Set exercise: Please output every line of the material as it stands, without the pictures.

|---|

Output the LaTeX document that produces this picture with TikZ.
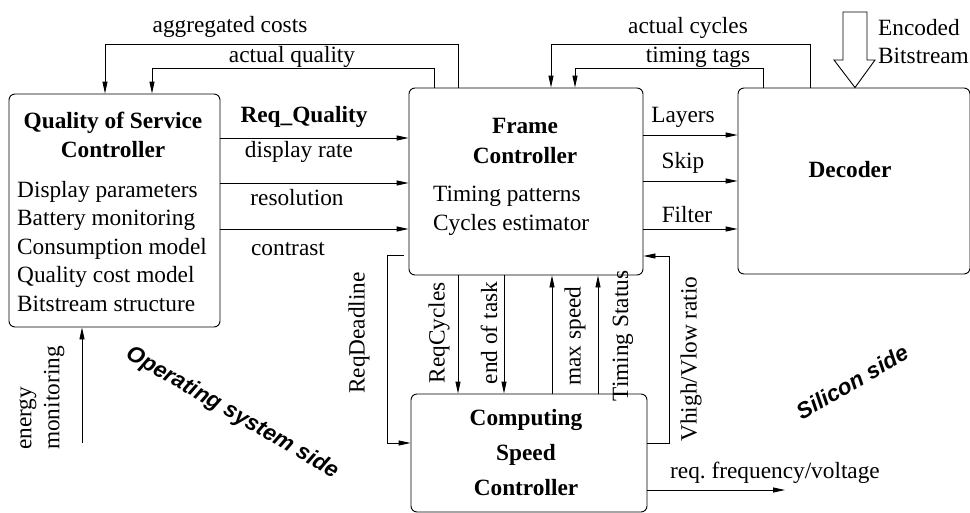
\documentclass[tikz,border=0pt]{standalone}
\usepackage{fontspec}
\setmainfont{Liberation Serif}
\newfontfamily\hvfont{Liberation Sans}
\usetikzlibrary{arrows.meta}
\newcommand{\mysz}{\fontsize{23.3}{28}\selectfont}
\begin{document}
\begin{tikzpicture}[x=1pt,y=-1pt,
  box/.style={draw, rounded corners=6pt, line width=0.9pt, inner sep=0pt},
  ln/.style={draw, line width=0.9pt},
  arr/.style={draw, line width=0.9pt, -{Triangle[length=12pt,width=5pt]}},
  lbl/.style={inner sep=0pt, anchor=base},
  lbw/.style={inner sep=0pt, anchor=base west},
  bld/.style={font=\mysz\bfseries},
  vlbl/.style={inner sep=0pt, rotate=90},
  side/.style={inner sep=0pt, font=\hvfont\fontsize{22.5}{26}\selectfont\bfseries\itshape},
  every node/.append style={font=\mysz}
]
\useasboundingbox (0,0) rectangle (970,512);
% boxes
\node[box, minimum width=211pt, minimum height=233pt] (QoS) at (114.5,210.5) {};
\node[box, minimum width=234pt, minimum height=187pt] (FC) at (526,181.5) {};
\node[box, minimum width=232pt, minimum height=186pt] (Dec) at (854,181) {};
\node[box, minimum width=236pt, minimum height=118pt] (CSC) at (529,453) {};
% box texts
\node[lbl, bld] (q1) at (113,128) {Quality of Service};
\node[lbl, bld] (q2) at (113,157) {Controller};
\node[lbw] (q3) at (17,197) {Display parameters};
\node[lbw] (q4) at (17,225.5) {Battery monitoring};
\node[lbw] (q5) at (17,254) {Consumption model};
\node[lbw] (q6) at (17,282.5) {Quality cost model};
\node[lbw] (q7) at (17,311) {Bitstream structure};
\node[lbl, bld] (f1) at (525,133) {Frame};
\node[lbl, bld] (f2) at (525,163) {Controller};
\node[lbw] (f3) at (433,201) {Timing patterns};
\node[lbw] (f4) at (433,230) {Cycles estimator};
\node[lbl, bld] (d1) at (850,177) {Decoder};
\node[lbl, bld] (c1) at (526,425) {Computing};
\node[lbl, bld] (c2) at (526,460) {Speed};
\node[lbl, bld] (c3) at (526,495) {Controller};
% feedback to QoS
\draw[arr] (FC.north -| 458,0) -- (458,44) -- (105,44) -- (QoS.north -| 105,0);
\draw[arr] (FC.north -| 434,0) -- (434,68) -- (152,68) -- (QoS.north -| 152,0);
\node[lbl] (tagg) at (230,32) {aggregated costs};
\node[lbl] (taq) at (292,62) {actual quality};
% QoS -> FC
\node[lbl, bld] (treq) at (304,122) {Req\_Quality};
\draw[arr] (QoS.east |- 0,138) -- (FC.west |- 0,138);
\draw[arr] (QoS.east |- 0,183) -- (FC.west |- 0,183);
\draw[arr] (QoS.east |- 0,229) -- (FC.west |- 0,229);
\node[lbl] (tdr) at (299,157) {display rate};
\node[lbl] (tres) at (297,205) {resolution};
\node[lbl] (tcon) at (288,255) {contrast};
% FC -> Decoder
\draw[arr] (FC.east |- 0,135) -- (Dec.west |- 0,135);
\draw[arr] (FC.east |- 0,181) -- (Dec.west |- 0,181);
\draw[arr] (FC.east |- 0,229) -- (Dec.west |- 0,229);
\node[lbl] (tlay) at (683,122) {Layers};
\node[lbl] (tskip) at (683,168) {Skip};
\node[lbl] (tfil) at (687,222) {Filter};
% Decoder -> FC feedback
\draw[arr] (Dec.north -| 810,0) -- (810,44) -- (551,44) -- (FC.north -| 551,0);
\draw[arr] (Dec.north -| 763,0) -- (763,68) -- (575,68) -- (FC.north -| 575,0);
\node[lbl] (tac) at (688,33) {actual cycles};
\node[lbl] (ttt) at (698,62) {timing tags};
% Encoded bitstream block arrow
\coordinate (ebtip) at (Dec.north -| 855,0);
\draw[line width=0.9pt, fill=white] (843,12) -- (867,12) -- (867,60) -- (875,60) -- (ebtip) -- (834,60) -- (843,60) -- cycle;
\node[lbw] (te1) at (878,35) {Encoded};
\node[lbw] (te2) at (878,63) {Bitstream};
% FC <-> CSC
\draw[arr, shorten <=5pt] (FC.west |- 0,255) -- (387,255) -- (387,443) -- (CSC.west |- 0,443);
\draw[arr] (FC.south -| 458,0) -- (CSC.north -| 458,0);
\draw[arr] (FC.south -| 504,0) -- (CSC.north -| 504,0);
\draw[arr] (CSC.north -| 552,0) -- (FC.south -| 552,0);
\draw[arr] (CSC.north -| 598,0) -- (FC.south -| 598,0);
\draw[arr] (CSC.east |- 0,443) -- (669,443) -- (669,256) -- (FC.east |- 0,256);
\node[vlbl] (trd) at (359,333) {ReqDeadline};
\node[vlbl] (trc) at (439,333) {ReqCycles};
\node[vlbl] (teot) at (489,333) {end of task};
\node[vlbl] (tms) at (575,336) {max speed};
\node[vlbl] (tts) at (623,336) {Timing Status};
\node[vlbl] (tvr) at (691,359) {Vhigh/Vlow ratio};
% CSC output
\coordinate (rfv) at (785,490);
\draw[arr] (CSC.east |- 0,490) -- (rfv);
\node[lbl] (trfv) at (775,478) {req.\ frequency/voltage};
% energy monitoring
\coordinate (em) at (82,443);
\draw[arr] (em) -- (QoS.south -| 82,0);
\node[vlbl, align=left] (tem) at (42,398) {energy\\monitoring};
% side labels
\node[side, rotate=-30] (tos) at (232,413) {Operating system side};
\node[side, rotate=30] (tsi) at (852,382) {Silicon side};
\end{tikzpicture}
\end{document}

|---|

Final answer:
Output the LaTeX document that produces this picture with TikZ.
\documentclass[tikz,border=0pt]{standalone}
\usepackage{fontspec}
\setmainfont{Liberation Serif}
\newfontfamily\hvfont{Liberation Sans}
\usetikzlibrary{arrows.meta}
\newcommand{\mysz}{\fontsize{23.3}{28}\selectfont}
\begin{document}
\begin{tikzpicture}[x=1pt,y=-1pt,
  box/.style={draw, rounded corners=6pt, line width=0.9pt, inner sep=0pt},
  ln/.style={draw, line width=0.9pt},
  arr/.style={draw, line width=0.9pt, -{Triangle[length=12pt,width=5pt]}},
  lbl/.style={inner sep=0pt, anchor=base},
  lbw/.style={inner sep=0pt, anchor=base west},
  bld/.style={font=\mysz\bfseries},
  vlbl/.style={inner sep=0pt, rotate=90},
  side/.style={inner sep=0pt, font=\hvfont\fontsize{22.5}{26}\selectfont\bfseries\itshape},
  every node/.append style={font=\mysz}
]
\useasboundingbox (0,0) rectangle (970,512);
% boxes
\node[box, minimum width=211pt, minimum height=233pt] (QoS) at (114.5,210.5) {};
\node[box, minimum width=234pt, minimum height=187pt] (FC) at (526,181.5) {};
\node[box, minimum width=232pt, minimum height=186pt] (Dec) at (854,181) {};
\node[box, minimum width=236pt, minimum height=118pt] (CSC) at (529,453) {};
% box texts
\node[lbl, bld] (q1) at (113,128) {Quality of Service};
\node[lbl, bld] (q2) at (113,157) {Controller};
\node[lbw] (q3) at (17,197) {Display parameters};
\node[lbw] (q4) at (17,225.5) {Battery monitoring};
\node[lbw] (q5) at (17,254) {Consumption model};
\node[lbw] (q6) at (17,282.5) {Quality cost model};
\node[lbw] (q7) at (17,311) {Bitstream structure};
\node[lbl, bld] (f1) at (525,133) {Frame};
\node[lbl, bld] (f2) at (525,163) {Controller};
\node[lbw] (f3) at (433,201) {Timing patterns};
\node[lbw] (f4) at (433,230) {Cycles estimator};
\node[lbl, bld] (d1) at (850,177) {Decoder};
\node[lbl, bld] (c1) at (526,425) {Computing};
\node[lbl, bld] (c2) at (526,460) {Speed};
\node[lbl, bld] (c3) at (526,495) {Controller};
% feedback to QoS
\draw[arr] (FC.north -| 458,0) -- (458,44) -- (105,44) -- (QoS.north -| 105,0);
\draw[arr] (FC.north -| 434,0) -- (434,68) -- (152,68) -- (QoS.north -| 152,0);
\node[lbl] (tagg) at (230,32) {aggregated costs};
\node[lbl] (taq) at (292,62) {actual quality};
% QoS -> FC
\node[lbl, bld] (treq) at (304,122) {Req\_Quality};
\draw[arr] (QoS.east |- 0,138) -- (FC.west |- 0,138);
\draw[arr] (QoS.east |- 0,183) -- (FC.west |- 0,183);
\draw[arr] (QoS.east |- 0,229) -- (FC.west |- 0,229);
\node[lbl] (tdr) at (299,157) {display rate};
\node[lbl] (tres) at (297,205) {resolution};
\node[lbl] (tcon) at (288,255) {contrast};
% FC -> Decoder
\draw[arr] (FC.east |- 0,135) -- (Dec.west |- 0,135);
\draw[arr] (FC.east |- 0,181) -- (Dec.west |- 0,181);
\draw[arr] (FC.east |- 0,229) -- (Dec.west |- 0,229);
\node[lbl] (tlay) at (683,122) {Layers};
\node[lbl] (tskip) at (683,168) {Skip};
\node[lbl] (tfil) at (687,222) {Filter};
% Decoder -> FC feedback
\draw[arr] (Dec.north -| 810,0) -- (810,44) -- (551,44) -- (FC.north -| 551,0);
\draw[arr] (Dec.north -| 763,0) -- (763,68) -- (575,68) -- (FC.north -| 575,0);
\node[lbl] (tac) at (688,33) {actual cycles};
\node[lbl] (ttt) at (698,62) {timing tags};
% Encoded bitstream block arrow
\coordinate (ebtip) at (Dec.north -| 855,0);
\draw[line width=0.9pt, fill=white] (843,12) -- (867,12) -- (867,60) -- (875,60) -- (ebtip) -- (834,60) -- (843,60) -- cycle;
\node[lbw] (te1) at (878,35) {Encoded};
\node[lbw] (te2) at (878,63) {Bitstream};
% FC <-> CSC
\draw[arr, shorten <=5pt] (FC.west |- 0,255) -- (387,255) -- (387,443) -- (CSC.west |- 0,443);
\draw[arr] (FC.south -| 458,0) -- (CSC.north -| 458,0);
\draw[arr] (FC.south -| 504,0) -- (CSC.north -| 504,0);
\draw[arr] (CSC.north -| 552,0) -- (FC.south -| 552,0);
\draw[arr] (CSC.north -| 598,0) -- (FC.south -| 598,0);
\draw[arr] (CSC.east |- 0,443) -- (669,443) -- (669,256) -- (FC.east |- 0,256);
\node[vlbl] (trd) at (359,333) {ReqDeadline};
\node[vlbl] (trc) at (439,333) {ReqCycles};
\node[vlbl] (teot) at (489,333) {end of task};
\node[vlbl] (tms) at (575,336) {max speed};
\node[vlbl] (tts) at (623,336) {Timing Status};
\node[vlbl] (tvr) at (691,359) {Vhigh/Vlow ratio};
% CSC output
\coordinate (rfv) at (785,490);
\draw[arr] (CSC.east |- 0,490) -- (rfv);
\node[lbl] (trfv) at (775,478) {req.\ frequency/voltage};
% energy monitoring
\coordinate (em) at (82,443);
\draw[arr] (em) -- (QoS.south -| 82,0);
\node[vlbl, align=left] (tem) at (42,398) {energy\\monitoring};
% side labels
\node[side, rotate=-30] (tos) at (232,413) {Operating system side};
\node[side, rotate=30] (tsi) at (852,382) {Silicon side};
\end{tikzpicture}
\end{document}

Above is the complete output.